The 2012 Honda CR-Z bridges two decades, working to bring a modern look and hybrid persona to a shape derived from the small, sporty CRX of fond memory a generation ago. It's not altogether successful, but the CR-Z is definitely distinctive--and manages to look substantial despite its small two-seat footprint.
It's spawned from the Insight five-door hatchback, and the CR-Z's front end--containing modern-day crash structures the CRX designers couldn't have imagined--is so long relative to the cabin that the car looks a bit unbalanced. The windshield is laid back, and the tail is high, complete with vertical glass panel in the tailgate to improve rearward visibility, which is greatly restricted through the all-but-horizontal rear window.
The side view looks thick, though, and the triangular rear windows are very small due to the rising beltline. It makes the CR-Z look high and low at the same time, and the long doors emphasize the truncated tail. It's one of a kind, but while it's distinctive, we're not convinced that it rises to the level of attractive.
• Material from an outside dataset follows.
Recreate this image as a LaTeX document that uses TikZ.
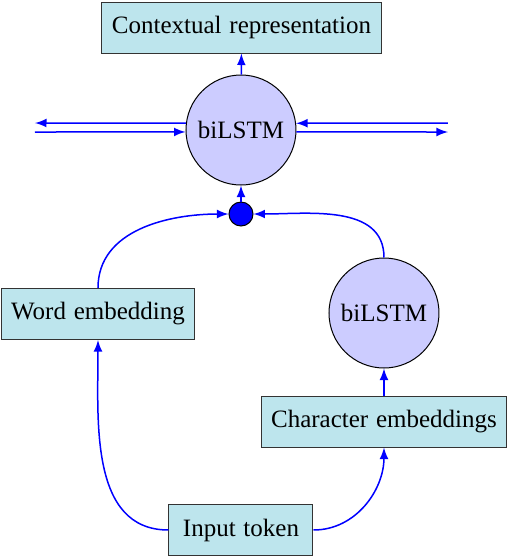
\documentclass[tikz,border=0pt]{standalone}
\usepackage{fontspec}
\setmainfont{Liberation Serif}
\usetikzlibrary{arrows}
\definecolor{boxfill}{RGB}{189,229,237}
\tikzset{
	layer/.style={draw=black!80, fill=boxfill, inner xsep=4pt, minimum height=20.4pt},
	lstm/.style={draw, circle, fill=blue!20, minimum size=44pt, inner sep=0pt},
	merge/.style={draw, circle, fill=blue, minimum size=9.6pt, inner sep=0pt},
	link/.style={-latex, blue, semithick}
}

\begin{document}
\begin{tikzpicture}[x=0.4pt, y=-0.4pt]
	\useasboundingbox (0,0) rectangle (510,556);
	\node [layer] (ctx) at (241.5,27.5) {Contextual\hspace{0.6pt} representation};
	\node [lstm] (toplstm) at (241,130) {biLSTM};
	\node [merge] (dot) at (241,214) {};
	\node [layer] (word) at (98,314) {Word\hspace{0.6pt} embedding};
	\node [lstm] (charlstm) at (384,313) {biLSTM};
	\node [layer] (chars) at (384,421.5) {Character\hspace{0.6pt} embeddings};
	\node [layer, minimum width=57.6pt] (input) at (241,530) {Input\hspace{0.6pt} token};
	\coordinate (lout) at (35,123);
	\coordinate (lin) at (35,132);
	\coordinate (rin) at (448,123);
	\coordinate (rout) at (448,132);

	% inputs to the embeddings
	\draw [link] (input.west) to [out=180, in=-90] (word.south);
	\draw [link] (input.east) to [out=0, in=-90] (chars.south);
	\draw [link] (chars) -- (charlstm);
	% merge and top layer
	\draw [link] (word.north) to [out=90, in=180] (dot.west);
	\draw [link] (charlstm.north) to [out=90, in=0] (dot.east);
	\draw [link] (dot) -- (toplstm);
	\draw [link] (toplstm) -- (ctx);
	% recurrent links
	\draw [link] (toplstm.173) -- (lout);
	\draw [link] (lin) -- (toplstm.182);
	\draw [link] (rin) -- (toplstm.7);
	\draw [link] (toplstm.-2) -- (rout);
\end{tikzpicture}
\end{document}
The interior is based on the two-level Honda display found in not only the Insight but the Civic as well. The upper part of the dash, capped in pleasantly soft plastic (unlike other, grimmer Honda interiors) wraps around to envelop the driver. The blue, red, and green gauges add dashes of bright color, reminiscent of the "Tokyo by Night" aesthetic of Japanese cars made during the mid-Eighties. The colors are meant to guide you toward more economical driving, too, or at least let you know when you're using the most gasoline. Angry, jangly red indicates maximum performance (high consumption), while cooling, soothing green and blue denote more economical driving styles.